Here is the description of the film from the Siskel Center site: "You've got to be crazy to be a Cubs fan, and a little bit crazier to be a Ballhawk--one of the glove-wearing true believers who faithfully patrol the streets just beyond Wrigley Field's hallowed ivy-covered walls in the hope of catching an out-of-the-park clout, preferably on the fly. Mike Diedrich's documentary takes an affectionate, amusing, and at times poignant look at this only-in-Chicago obsession and the singular personalities who pursue it: undisputed king Moe Mullins (with over 4,000 lifetime catches), exuberant "rookie" George Field, controversial maverick Super Dave Davison, and many more. The film's specialized subject-matter provides a unique, oblique angle that illuminates sports fandom, the special agonies and ecstasies of Cub fandom, and larger issues that verge on the (gulp) downright philosophical. As one of the Ballhawks says, 'It's all about time...holding onto time.'"

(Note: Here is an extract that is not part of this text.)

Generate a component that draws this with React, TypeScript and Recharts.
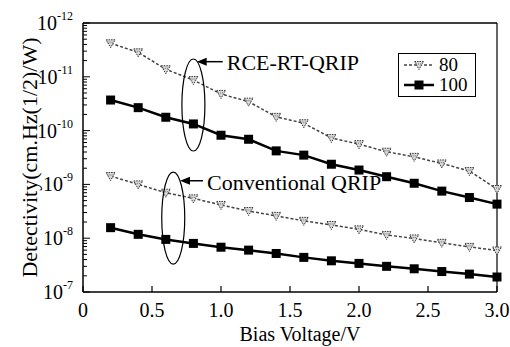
import { LineChart, Line, XAxis, YAxis, ReferenceLine, ReferenceDot } from 'recharts'

// Bias voltage (V) for every measured point
const VOLTAGES = [0.2, 0.4, 0.6, 0.8, 1.0, 1.2, 1.4, 1.6, 1.8, 2.0, 2.2, 2.4, 2.6, 2.8, 3.0]

// Detectivity readings, RCE-RT-QRIP device
const RCE_80 = [4.2e11, 2.85e11, 1.38e11, 8.7e10, 4.8e10, 3.45e10, 1.8e10, 1.37e10, 7.3e9, 5.6e9, 4.05e9, 3.25e9, 2.45e9, 1.77e9, 8.2e8]
const RCE_100 = [3.7e10, 2.67e10, 1.77e10, 1.33e10, 8.2e9, 6.9e9, 4.2e9, 3.5e9, 2.37e9, 1.85e9, 1.39e9, 1.05e9, 7.5e8, 5.7e8, 4.3e8]

// Detectivity readings, conventional QRIP
const CONV_80 = [1.43e9, 1.0e9, 7.0e8, 5.5e8, 4.15e8, 3.2e8, 2.6e8, 2.1e8, 1.76e8, 1.46e8, 1.15e8, 9.9e7, 8.2e7, 6.9e7, 5.9e7]
const CONV_100 = [1.57e8, 1.18e8, 9.5e7, 8.0e7, 6.8e7, 6.0e7, 5.2e7, 4.4e7, 3.8e7, 3.4e7, 3.0e7, 2.7e7, 2.4e7, 2.15e7, 1.9e7]

const X_TICKS = [0, 0.5, 1.0, 1.5, 2.0, 2.5, 3.0]
const X_TICK_LABELS = ['0', '0.5', '1.0', '1.5', '2.0', '2.5', '3.0']

// decade ticks, top to bottom as printed on the figure
const Y_DECADES = [1e12, 1e11, 1e10, 1e9, 1e8, 1e7]
const Y_DECADE_LABELS = ['-12', '-11', '-10', '-9', '-8', '-7']

const FONT = '"Liberation Serif", "Times New Roman", serif'

// minor log ticks (2..9 per decade) + decades
const Y_TICKS: number[] = []
for (const d of Y_DECADES.slice(1)) {
  for (let m = 1; m <= 9; m++) Y_TICKS.push(m * d)
}
Y_TICKS.push(1e12)

const rows = VOLTAGES.map((v, i) => ({
  v,
  rce80: RCE_80[i],
  rce100: RCE_100[i],
  conv80: CONV_80[i],
  conv100: CONV_100[i],
}))

// ─── Ticks ────────────────────────────────────────────────────────────────────

function XTick({ x, y, payload }: any) {
  const i = X_TICKS.indexOf(payload.value)
  return (
    <g>
      <line x1={x} x2={x} y1={y} y2={y - 6} stroke="#000" strokeWidth={1.2} />
      <text x={x} y={y + 25} textAnchor="middle" fontSize={20} fontFamily={FONT} fill="#000">
        {X_TICK_LABELS[i]}
      </text>
    </g>
  )
}

function YTick({ x, y, payload }: any) {
  const i = Y_DECADES.findIndex((d) => Math.abs(d - payload.value) / d < 1e-6)
  const major = i >= 0
  return (
    <g>
      <line x1={x} x2={x + (major ? 7 : 4)} y1={y} y2={y} stroke="#000" strokeWidth={1} />
      {major && (
        <text x={x - 10} y={y + 7} textAnchor="end" fontSize={20} fontFamily={FONT} fill="#000">
          <tspan>10</tspan>
          <tspan dy={-10} fontSize={12}>{Y_DECADE_LABELS[i]}</tspan>
        </text>
      )}
    </g>
  )
}

// ─── Markers ──────────────────────────────────────────────────────────────────

function SquareDot({ cx, cy, index }: any) {
  return <rect key={index} x={cx - 4.5} y={cy - 4.5} width={9} height={9} fill="#000" />
}

function HatchDot({ cx, cy, index }: any) {
  return (
    <g key={index}>
      <polygon
        points={`${cx - 4.5},${cy - 3.5} ${cx + 4.5},${cy - 3.5} ${cx},${cy + 4.5}`}
        fill="#d8d8d8"
        stroke="#333"
        strokeWidth={1}
        strokeDasharray="1.5 1"
      />
      <line x1={cx - 3} x2={cx + 3} y1={cy - 1} y2={cy - 1} stroke="#555" strokeWidth={0.8} strokeDasharray="1 1" />
    </g>
  )
}

// ─── Annotations ──────────────────────────────────────────────────────────────

function Ellipse({ cx, cy }: any) {
  return <ellipse cx={cx} cy={cy} rx={11.5} ry={46} fill="none" stroke="#000" strokeWidth={1.2} />
}

function arrowLabel(text: string, len: number, textDx: number, textDy: number) {
  return ({ cx, cy }: any) => (
    <g>
      <line x1={cx + 8} x2={cx + len} y1={cy} y2={cy} stroke="#000" strokeWidth={1.5} />
      <polygon points={`${cx},${cy} ${cx + 10},${cy - 4} ${cx + 10},${cy + 4}`} fill="#000" />
      <text x={cx + textDx} y={cy + textDy} fontSize={22} fontFamily={FONT} fill="#000">
        {text}
      </text>
    </g>
  )
}

// ─── Legend ───────────────────────────────────────────────────────────────────

function ChartLegend() {
  const row = (label: string, solid: boolean) => (
    <div style={{ display: 'flex', alignItems: 'center', height: 20 }}>
      <svg width={32} height={12} style={{ marginRight: 4, flexShrink: 0 }}>
        <line
          x1={1}
          x2={31}
          y1={6}
          y2={6}
          stroke={solid ? '#000' : '#444'}
          strokeWidth={solid ? 2.5 : 1.5}
          strokeDasharray={solid ? undefined : '3 2'}
        />
        {solid ? <SquareDot cx={16} cy={6} index={0} /> : <HatchDot cx={16} cy={6} index={0} />}
      </svg>
      <span style={{ fontSize: 19, lineHeight: '20px' }}>{label}</span>
    </div>
  )
  return (
    <div
      style={{
        position: 'absolute',
        left: 398,
        top: 53,
        width: 78,
        height: 44,
        border: '1px solid #000',
        boxSizing: 'border-box',
        padding: '1px 0 0 4px',
        fontFamily: FONT,
        background: '#fff',
      }}
    >
      {row('80', false)}
      {row('100', true)}
    </div>
  )
}

// ─── Chart ────────────────────────────────────────────────────────────────────

export default function App() {
  return (
    <div style={{ position: 'absolute', left: 0, top: 0, width: 510, height: 347, background: '#fff' }}>
      <LineChart width={510} height={347} data={rows} margin={{ top: 23, right: 13, bottom: 0, left: 0 }}>
        <XAxis
          dataKey="v"
          type="number"
          domain={[0, 3]}
          ticks={X_TICKS}
          interval={0}
          tick={<XTick />}
          tickLine={false}
          tickSize={0}
          tickMargin={0}
          axisLine={{ stroke: '#000', strokeWidth: 1.5 }}
          height={55}
          label={{
            content: ({ viewBox }: any) => (
              <text
                x={viewBox.x + viewBox.width / 2 + 10}
                y={341}
                textAnchor="middle"
                fontSize={20}
                fontFamily={FONT}
                fill="#000"
              >
                Bias Voltage/V
              </text>
            ),
          }}
        />
        <YAxis
          type="number"
          scale="log"
          domain={[1e7, 1e12]}
          allowDataOverflow
          ticks={Y_TICKS}
          interval={0}
          tick={<YTick />}
          tickLine={false}
          tickSize={0}
          tickMargin={0}
          axisLine={{ stroke: '#000', strokeWidth: 1.5 }}
          width={83}
          label={{
            content: ({ viewBox }: any) => {
              const cx = 29
              const cy = viewBox.y + viewBox.height / 2
              return (
                <text
                  x={cx}
                  y={cy}
                  transform={`rotate(-90 ${cx} ${cy})`}
                  textAnchor="middle"
                  dominantBaseline="central"
                  fontSize={22}
                  fontFamily={FONT}
                  fill="#000"
                >
                  Detectivity(cm.Hz(1/2)/W)
                </text>
              )
            },
          }}
        />
        <ReferenceLine y={1e12} stroke="#000" strokeWidth={1.5} />
        <ReferenceLine x={3} stroke="#000" strokeWidth={1.2} />

        <Line
          dataKey="rce80"
          type="linear"
          stroke="#444"
          strokeWidth={1.5}
          strokeDasharray="3 2"
          dot={HatchDot}
          isAnimationActive={false}
        />
        <Line dataKey="rce100" type="linear" stroke="#000" strokeWidth={2.5} dot={SquareDot} isAnimationActive={false} />
        <Line
          dataKey="conv80"
          type="linear"
          stroke="#444"
          strokeWidth={1.5}
          strokeDasharray="3 2"
          dot={HatchDot}
          isAnimationActive={false}
        />
        <Line dataKey="conv100" type="linear" stroke="#000" strokeWidth={2.5} dot={SquareDot} isAnimationActive={false} />

        <ReferenceDot x={0.8} y={2.99e10} r={0} shape={Ellipse} />
        <ReferenceDot x={0.654} y={2.37e8} r={0} shape={Ellipse} />
        <ReferenceDot x={0.824} y={1.91e11} r={0} shape={arrowLabel('RCE-RT-QRIP', 26, 30, 8.5)} />
        <ReferenceDot x={0.703} y={1.17e9} r={0} shape={arrowLabel('Conventional QRIP', 23, 27, 9.5)} />
      </LineChart>
      <ChartLegend />
    </div>
  )
}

Which hints at the humor, heart and depth of this film. "What will you do with the rest of your life?" asks narrator and Cubs uberfan Bill Murray in the film's opening moments. It's a question worth asking and Ballhawks, like the similarly great documentary, Gates of Heaven, makes us reconsider and, almost to our surprise, understand one of the most unusual of answers.

Ballhawks, 74 minutes, directed by Mike Diedrich, narrated by Bill Murray. Randy Palmer, editor.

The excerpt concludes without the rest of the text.